Zurek letter explained Pavone laicization plan

A 2017 letter to then-Father Frank Pavone warned the now-laicized leader of Priests for Life that his bishop had decided to ask the Vatican to dismiss him from the clerical state, and gave the priest an opportunity to request laicization of his own accord.

The letter said that Pavone had been consistently disobedient to ecclesiastical authorities, and had left Bishop Patrick Zurek of Amarillo with no hope of engaging constructively with Pavone.

“Because of your scandalous behavior, your involvement in partisan politics, your persistent disobedience, your lack of respect for legitimate ecclesial authority, control, and oversight, you leave me no choice than to ask you to present a petition to the Holy See for dispensation from all of the obligations of sacred ordination and return to the lay state,” the May 5, 2017 letter explained.

“If you choose not to petition for the dispensation… I will submit a petition to the Congregation for Clergy to request that the Roman Pontiff dismiss you from the clerical state ad poenam,” Zurek wrote.

The bishop’s letter sheds light on an announcement last month from U.S. apostolic nuncio Archbishop Christophe Pierre, who told bishops in a Dec. 13 memo that Pavone had been laicized. It also would appear to confirm The Pillar’s report that the laicization was conducted under the “special faculties II” provision of the Vatican’s Congregation for Clergy.

Want all the background on the case of Frank Pavone? Read The Pillar's explainer, right here.


The letter, published on Pavone’s own website, detailed a number of fronts on which Pavone had reportedly disobeyed his bishop, in many cases for years.

It claimed that Pavone had been forbidden since 2014 from all “broadcasting in the media,” despite the priest’s penchant for regularly livestreaming Masses, along with frequent political video messages published on the social media channels of Priests for Life.

Zurek, Pavone’s diocesan bishop, said that the priest had been in “continual disobedience” of that prohibition for years.

The letter also said that since at least 2016, Pavone had been forbidden from celebrating Mass publicly or wearing clerical garb, and that the priest had continued doing so anyhow.

And it charged as “desecration of an altar” a controversial 2016 video, in which Pavone placed the body of a dead baby on a table resembling an altar, upon which he sometimes offered Mass, while urging Catholics to vote for Donald Trump.  

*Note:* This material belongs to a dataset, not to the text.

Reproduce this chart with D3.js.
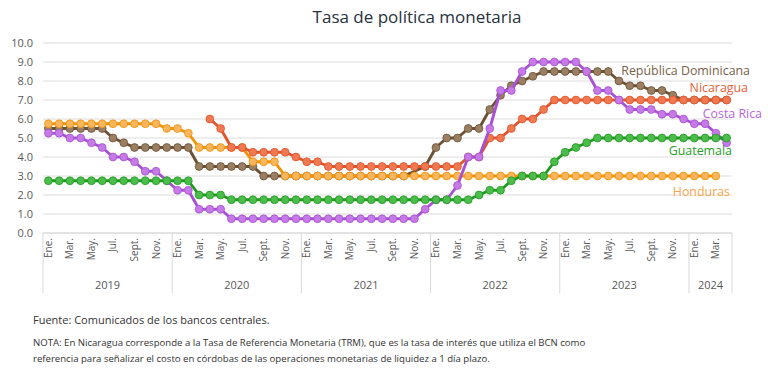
<!DOCTYPE html>
<html><head><meta charset="utf-8">
<script src="https://cdn.jsdelivr.net/npm/d3@7"></script>
<style>
html,body{margin:0;padding:0;background:#fff;}
svg{display:block;font-family:"Open Sans","Noto Sans",sans-serif;}
</style></head>
<body><svg id="chart" width="768" height="390"></svg>
<script>
// ---- Data (monthly, Ene. 2019 – Abr. 2024) ----
const years = ["2019","2020","2021","2022","2023","2024"];
const monthNames = ["Ene.","Feb.","Mar.","Abr.","May.","Jun.","Jul.","Ago.","Sept.","Oct.","Nov.","Dic."];
const monthsShown = ["Ene.","Mar.","May.","Jul.","Sept.","Nov."];
const yTicks = [0,1,2,3,4,5,6,7,8,9,10];

const republicaDominicana = [
  5.5,5.5,5.5,5.5,5.5,5.5,5.0,4.75,4.5,4.5,4.5,4.5,
  4.5,4.5,3.5,3.5,3.5,3.5,3.5,3.5,3.0,3.0,3.0,3.0,
  3.0,3.0,3.0,3.0,3.0,3.0,3.0,3.0,3.0,3.0,null,3.5,
  4.5,5.0,5.0,5.5,5.5,6.5,7.25,7.75,8.0,8.25,8.5,8.5,
  8.5,8.5,8.5,8.5,8.5,8.0,7.75,7.75,7.5,7.5,7.25,7.0,
  7.0,7.0,7.0,7.0];
const honduras = [
  5.75,5.75,5.75,5.75,5.75,5.75,5.75,5.75,5.75,5.75,5.75,5.5,
  5.5,5.25,4.5,4.5,4.5,4.5,4.5,3.75,3.75,3.75,3.0,3.0,
  3.0,3.0,3.0,3.0,3.0,3.0,3.0,3.0,3.0,3.0,3.0,3.0,
  3.0,3.0,3.0,3.0,3.0,3.0,3.0,3.0,3.0,3.0,3.0,3.0,
  3.0,3.0,3.0,3.0,3.0,3.0,3.0,3.0,3.0,3.0,3.0,3.0,
  3.0,3.0,3.0,null];
const nicaragua = [
  null,null,null,null,null,null,null,null,null,null,null,null,
  null,null,null,6.0,5.5,4.5,4.5,4.25,4.25,4.25,4.25,4.0,
  3.75,3.75,3.5,3.5,3.5,3.5,3.5,3.5,3.5,3.5,3.5,3.5,
  3.5,3.5,3.5,4.0,4.0,5.0,5.0,5.5,6.0,6.0,6.5,7.0,
  7.0,7.0,7.0,7.0,7.0,7.0,7.0,7.0,7.0,7.0,7.0,7.0,
  7.0,7.0,7.0,7.0];
const costaRica = [
  5.25,5.25,5.0,5.0,4.75,4.5,4.0,4.0,3.75,3.25,3.25,2.75,
  2.25,2.25,1.25,1.25,1.25,0.75,0.75,0.75,0.75,0.75,0.75,0.75,
  0.75,0.75,0.75,0.75,0.75,0.75,0.75,0.75,0.75,0.75,0.75,1.25,
  1.75,1.75,2.5,4.0,4.0,5.5,7.5,7.5,8.5,9.0,9.0,9.0,
  9.0,9.0,8.5,7.5,7.5,7.0,6.5,6.5,6.5,6.25,6.25,6.0,
  5.75,5.75,5.25,4.75];
const guatemala = [
  2.75,2.75,2.75,2.75,2.75,2.75,2.75,2.75,2.75,2.75,2.75,2.75,
  2.75,2.75,2.0,2.0,2.0,1.75,1.75,1.75,1.75,1.75,1.75,1.75,
  1.75,1.75,1.75,1.75,1.75,1.75,1.75,1.75,1.75,1.75,1.75,1.75,
  1.75,1.75,1.75,1.75,2.0,2.25,2.25,2.75,3.0,3.0,3.0,3.75,
  4.25,4.5,4.75,5.0,5.0,5.0,5.0,5.0,5.0,5.0,5.0,5.0,
  5.0,5.0,5.0,5.0];

const seriesNames = ["República Dominicana","Honduras","Nicaragua","Costa Rica","Guatemala"];
const seriesValues = [republicaDominicana, honduras, nicaragua, costaRica, guatemala];
const lineColors = ["#6b5033","#f39200","#e0532b","#a850d3","#1f9a1f"];
const markerColors = ["#9a7f62","#f8b560","#ef7a52","#c57ae6","#4cbc4c"];
const labelColors = ["#7a6149","#f5a54c","#e8603c","#b764dc","#27a027"];

// ---- Layout ----
const svg = d3.select("#chart");
const plotL = 43, plotR = 732, plotT = 43, plotB = 233;
const nMonths = republicaDominicana.length;
const x = d3.scaleBand().domain(d3.range(nMonths)).range([plotL, plotR]).padding(0);
const y = d3.scaleLinear().domain([0, 10]).range([plotB, plotT]);
const cx = i => x(i) + x.bandwidth() / 2;

// Title
svg.append("text").attr("x", 417).attr("y", 23).attr("text-anchor", "middle")
  .attr("font-size", 17).attr("fill", "#26323c").text("Tasa de política monetaria");

// Gridlines + y labels
svg.append("g").selectAll("line").data(yTicks).join("line")
  .attr("x1", plotL).attr("x2", plotR).attr("y1", d => y(d)).attr("y2", d => y(d))
  .attr("stroke", "#dcdcdc").attr("stroke-width", 1);
svg.append("g").selectAll("text").data(yTicks).join("text")
  .attr("x", 33).attr("y", d => y(d) + 4).attr("text-anchor", "end")
  .attr("font-size", 11).attr("fill", "#595959").text(d => d.toFixed(1));

// X axis: separators and labels
const yearStarts = years.map((yr, k) => k * 12);
const sepXs = yearStarts.map(i => x(i)).concat([plotR]);
svg.append("g").selectAll("line").data(sepXs).join("line")
  .attr("x1", d => d).attr("x2", d => d).attr("y1", plotB).attr("y2", 293)
  .attr("stroke", "#d9d9d9").attr("stroke-width", 1);
svg.append("line").attr("x1", plotL).attr("x2", plotR).attr("y1", plotB).attr("y2", plotB)
  .attr("stroke", "#d9d9d9");

const monthIdx = d3.range(nMonths).filter(i => monthsShown.includes(monthNames[i % 12]));
svg.append("g").selectAll("text").data(monthIdx).join("text")
  .attr("transform", i => `translate(${cx(i) + 3.5},238) rotate(-90)`)
  .attr("text-anchor", "end").attr("font-size", 10).attr("fill", "#595959")
  .text(i => monthNames[i % 12]);

svg.append("g").selectAll("text").data(years).join("text")
  .attr("x", (d, k) => {
    const a = x(k * 12);
    const bEnd = Math.min((k + 1) * 12, nMonths);
    const b = bEnd >= nMonths ? plotR : x(bEnd);
    return (a + b) / 2;
  })
  .attr("y", 289).attr("text-anchor", "middle").attr("font-size", 11).attr("fill", "#595959")
  .text(d => d);

// Series
const line = d3.line().x(d => cx(d.i)).y(d => y(d.v));
seriesValues.forEach((vals, s) => {
  const pts = vals.map((v, i) => ({i, v})).filter(d => d.v != null);
  const g = svg.append("g");
  g.append("path").datum(pts).attr("d", line).attr("fill", "none")
    .attr("stroke", lineColors[s]).attr("stroke-width", 2.9).attr("stroke-linejoin", "round");
  g.selectAll("circle").data(pts).join("circle")
    .attr("cx", d => cx(d.i)).attr("cy", d => y(d.v)).attr("r", 3.9)
    .attr("fill", markerColors[s]).attr("stroke", lineColors[s]).attr("stroke-width", 0.8);
});

// Series labels
const labelPos = [
  {name: "República Dominicana", x: 750, y: 75},
  {name: "Nicaragua", x: 748, y: 92},
  {name: "Costa Rica", x: 762, y: 118},
  {name: "Guatemala", x: 732, y: 155},
  {name: "Honduras", x: 730, y: 196}
];
labelPos.forEach(p => {
  const s = seriesNames.indexOf(p.name);
  svg.append("text").attr("x", p.x).attr("y", p.y).attr("text-anchor", "end")
    .attr("font-size", 12.4).attr("fill", labelColors[s]).text(p.name);
});

// Footnotes
svg.append("text").attr("x", 33).attr("y", 324).attr("font-size", 11).attr("fill", "#333")
  .text("Fuente: Comunicados de los bancos centrales.");
svg.append("text").attr("x", 33).attr("y", 346).attr("font-size", 9.6).attr("fill", "#333")
  .text("NOTA: En Nicaragua corresponde a la Tasa de Referencia Monetaria (TRM), que es la tasa de interés que utiliza el BCN como");
svg.append("text").attr("x", 33).attr("y", 362).attr("font-size", 9.6).attr("fill", "#333")
  .text("referencia para señalizar el costo en córdobas de las operaciones monetarias de liquidez a 1 día plazo.");
</script>
</body></html>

Zurek wrote that Pavone had committed “exploitation of [an] aborted baby” in the production of the video.

“I agree that the death of millions of aborted babies is a holocaust, however, that reality does not justify your exploitation of an aborted baby,” Zurek wrote.

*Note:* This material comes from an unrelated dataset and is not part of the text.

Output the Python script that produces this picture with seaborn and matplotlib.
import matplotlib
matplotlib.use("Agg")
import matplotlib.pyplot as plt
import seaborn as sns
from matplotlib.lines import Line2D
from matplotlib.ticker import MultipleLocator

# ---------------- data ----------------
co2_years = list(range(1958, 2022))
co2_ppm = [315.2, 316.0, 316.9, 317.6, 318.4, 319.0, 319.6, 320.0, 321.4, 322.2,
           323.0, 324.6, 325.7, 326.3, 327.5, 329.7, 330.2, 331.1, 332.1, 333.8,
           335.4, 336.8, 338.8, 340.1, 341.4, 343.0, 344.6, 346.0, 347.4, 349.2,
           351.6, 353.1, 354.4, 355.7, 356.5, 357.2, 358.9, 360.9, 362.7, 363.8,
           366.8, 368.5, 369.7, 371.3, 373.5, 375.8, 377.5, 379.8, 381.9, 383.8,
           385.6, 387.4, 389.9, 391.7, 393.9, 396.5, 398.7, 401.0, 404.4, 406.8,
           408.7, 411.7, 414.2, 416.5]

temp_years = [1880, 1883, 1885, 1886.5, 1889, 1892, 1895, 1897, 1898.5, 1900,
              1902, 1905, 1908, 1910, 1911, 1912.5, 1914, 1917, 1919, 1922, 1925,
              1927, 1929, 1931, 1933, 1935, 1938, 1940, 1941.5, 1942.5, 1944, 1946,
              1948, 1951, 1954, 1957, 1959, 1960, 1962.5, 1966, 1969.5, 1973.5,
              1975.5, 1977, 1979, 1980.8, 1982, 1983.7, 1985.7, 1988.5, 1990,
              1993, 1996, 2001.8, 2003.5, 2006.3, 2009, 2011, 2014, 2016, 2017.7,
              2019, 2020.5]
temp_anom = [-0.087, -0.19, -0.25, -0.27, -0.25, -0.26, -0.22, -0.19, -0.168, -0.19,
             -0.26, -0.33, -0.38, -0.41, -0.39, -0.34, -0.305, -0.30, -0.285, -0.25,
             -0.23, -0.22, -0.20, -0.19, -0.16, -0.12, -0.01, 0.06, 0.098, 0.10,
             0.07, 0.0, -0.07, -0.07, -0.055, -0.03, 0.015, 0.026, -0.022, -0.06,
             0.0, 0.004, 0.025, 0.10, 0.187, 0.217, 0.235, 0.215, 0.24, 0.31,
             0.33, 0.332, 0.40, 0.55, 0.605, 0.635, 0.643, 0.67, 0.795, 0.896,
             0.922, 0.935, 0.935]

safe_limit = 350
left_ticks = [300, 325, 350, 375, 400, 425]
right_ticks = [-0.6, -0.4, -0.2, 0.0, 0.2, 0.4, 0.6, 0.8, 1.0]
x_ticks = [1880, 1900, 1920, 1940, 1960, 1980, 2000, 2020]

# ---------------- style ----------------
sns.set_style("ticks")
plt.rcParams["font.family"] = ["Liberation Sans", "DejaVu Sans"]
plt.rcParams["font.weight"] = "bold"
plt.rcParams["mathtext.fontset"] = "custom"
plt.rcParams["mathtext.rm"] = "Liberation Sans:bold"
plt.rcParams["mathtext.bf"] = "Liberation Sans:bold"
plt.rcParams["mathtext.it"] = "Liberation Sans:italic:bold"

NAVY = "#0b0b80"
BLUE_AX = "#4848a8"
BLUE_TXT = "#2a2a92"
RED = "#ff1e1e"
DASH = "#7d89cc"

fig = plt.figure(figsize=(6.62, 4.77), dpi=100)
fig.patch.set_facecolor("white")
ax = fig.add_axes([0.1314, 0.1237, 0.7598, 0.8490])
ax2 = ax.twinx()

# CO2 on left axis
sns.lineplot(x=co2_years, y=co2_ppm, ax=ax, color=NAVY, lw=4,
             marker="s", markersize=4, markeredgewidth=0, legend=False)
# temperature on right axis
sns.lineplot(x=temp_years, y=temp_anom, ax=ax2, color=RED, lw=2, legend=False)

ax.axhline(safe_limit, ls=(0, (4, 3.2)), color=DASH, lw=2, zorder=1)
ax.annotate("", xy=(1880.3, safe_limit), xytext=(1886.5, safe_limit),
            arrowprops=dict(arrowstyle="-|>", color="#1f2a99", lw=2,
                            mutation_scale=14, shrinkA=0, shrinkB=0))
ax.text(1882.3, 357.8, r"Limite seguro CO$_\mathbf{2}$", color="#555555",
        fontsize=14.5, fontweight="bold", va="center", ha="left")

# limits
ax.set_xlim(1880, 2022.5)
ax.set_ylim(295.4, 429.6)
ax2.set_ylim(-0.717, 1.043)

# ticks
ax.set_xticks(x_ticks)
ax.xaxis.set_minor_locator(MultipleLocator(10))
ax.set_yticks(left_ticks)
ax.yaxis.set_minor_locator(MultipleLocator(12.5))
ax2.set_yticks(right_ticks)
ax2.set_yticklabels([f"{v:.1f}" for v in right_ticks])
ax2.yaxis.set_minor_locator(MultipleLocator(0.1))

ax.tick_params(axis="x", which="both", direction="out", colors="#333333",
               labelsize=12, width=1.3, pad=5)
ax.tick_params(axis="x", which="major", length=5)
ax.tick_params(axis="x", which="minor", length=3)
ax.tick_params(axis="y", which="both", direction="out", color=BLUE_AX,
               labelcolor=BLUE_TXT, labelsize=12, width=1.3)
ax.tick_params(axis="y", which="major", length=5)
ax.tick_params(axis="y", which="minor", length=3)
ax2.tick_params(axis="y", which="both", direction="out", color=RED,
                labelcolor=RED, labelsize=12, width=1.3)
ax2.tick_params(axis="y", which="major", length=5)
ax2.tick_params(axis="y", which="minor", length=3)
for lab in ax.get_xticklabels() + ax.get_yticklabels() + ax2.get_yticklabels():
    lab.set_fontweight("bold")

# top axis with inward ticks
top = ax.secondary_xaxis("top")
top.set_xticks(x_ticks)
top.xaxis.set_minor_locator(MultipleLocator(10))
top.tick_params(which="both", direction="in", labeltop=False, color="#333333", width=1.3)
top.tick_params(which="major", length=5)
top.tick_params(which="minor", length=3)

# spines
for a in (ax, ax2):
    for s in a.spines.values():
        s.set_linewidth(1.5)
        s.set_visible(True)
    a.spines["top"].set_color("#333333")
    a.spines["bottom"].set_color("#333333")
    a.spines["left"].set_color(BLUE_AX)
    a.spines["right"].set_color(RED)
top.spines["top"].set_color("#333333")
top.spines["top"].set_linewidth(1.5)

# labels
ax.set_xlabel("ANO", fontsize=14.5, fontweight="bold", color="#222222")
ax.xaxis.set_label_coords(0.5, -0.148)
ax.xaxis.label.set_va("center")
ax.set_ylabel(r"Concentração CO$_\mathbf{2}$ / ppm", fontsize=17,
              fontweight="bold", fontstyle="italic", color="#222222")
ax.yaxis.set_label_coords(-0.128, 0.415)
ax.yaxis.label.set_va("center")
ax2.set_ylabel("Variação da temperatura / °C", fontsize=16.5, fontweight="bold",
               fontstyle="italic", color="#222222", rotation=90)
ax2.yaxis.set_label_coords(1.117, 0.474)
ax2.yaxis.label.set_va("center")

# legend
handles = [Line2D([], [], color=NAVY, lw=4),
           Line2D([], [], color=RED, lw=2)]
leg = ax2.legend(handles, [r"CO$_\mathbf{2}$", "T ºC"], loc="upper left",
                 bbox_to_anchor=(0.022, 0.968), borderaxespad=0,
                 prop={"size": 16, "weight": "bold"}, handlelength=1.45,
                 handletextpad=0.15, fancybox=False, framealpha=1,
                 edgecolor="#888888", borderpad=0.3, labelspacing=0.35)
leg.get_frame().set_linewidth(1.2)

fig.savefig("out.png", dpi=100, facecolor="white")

The letter also lamented Pavone’s “partisan rhetoric in favor of one political candidate and party,” and the priest’s “continued disobedience” regarding political involvement.

“You have disobeyed my predecessor Bishop Yanta, who ordered you in the past to avoid partisan politics and exploitation of aborted babies,” Zurek added.

The bishop also noted that Pavone committed a “direct violation of my directive and prohibition” in February 2017, when Pavone celebrated a funeral Mass for the deceased pro-life advocate Norma McCorvey - “Jane Roe” of Roe v. Wade - despite the restrictions on his faculties, and despite Zurek’s negative response to Pavone’s request for an exception.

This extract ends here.